Essentially, do we need the Law Society?
“At the moment and I certainly think for the foreseeable future, I think it delivers very valuable benefits not just to the public interest but particularly to our solicitor members. You may or may not think the Law Society is the best thing since sliced bread but if we didn’t have a nationally resourced organisation to put forward the view of solicitors and practitioners in the widest range of activities – so high street, in-house, employed solicitors in government, the major international firms – the profession would be the poorer for the absence of it.
“It is very difficult for me to demonstrate its value for money, for me to say that we always do that really, really well, but if you don’t have people with the resources to do that, then I think the profession would be much worse.
“Look at the people who come to us saying intervene in that case, make money available to help us litigate on that, sue the Legal Services Commission to prevent their proposed civil re-tendering which would have left swathes of the country without civil legal aid solicitors. Who would have done that if there wasn’t such a thing as the Law Society funded and resourced as it is?”
He insisted that schemes as the CQS have to pay their way but are not money-making schemes for the Law Society – which this week agreed to increase the cost of practising certificates sharply.

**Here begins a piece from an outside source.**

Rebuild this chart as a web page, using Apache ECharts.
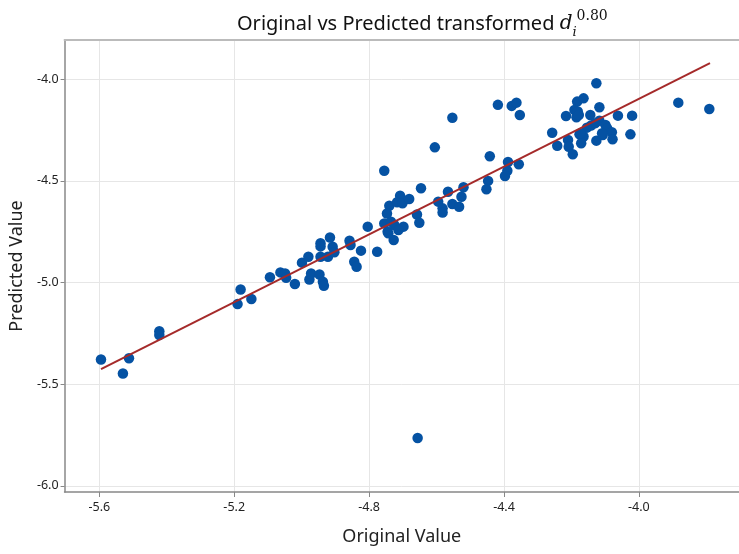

“As a matter of conscious policy decision, we do not seek to optimise profit from the services we charge to our members. Because if we did, we’re simply taking money back off them that they would otherwise be giving in the practising certificate fee… We do choose to optimise profitability of those services to non-members.”
Mr Hudson receives a salary far in excess of many of those he represents, even though this year it dipped for the first time since he took the job. Is he worth the money?
“Yes, but that’s not the important issue. I don’t fix my salary, I don’t determine my salary – other people do. They need to make that choice and that judgement.”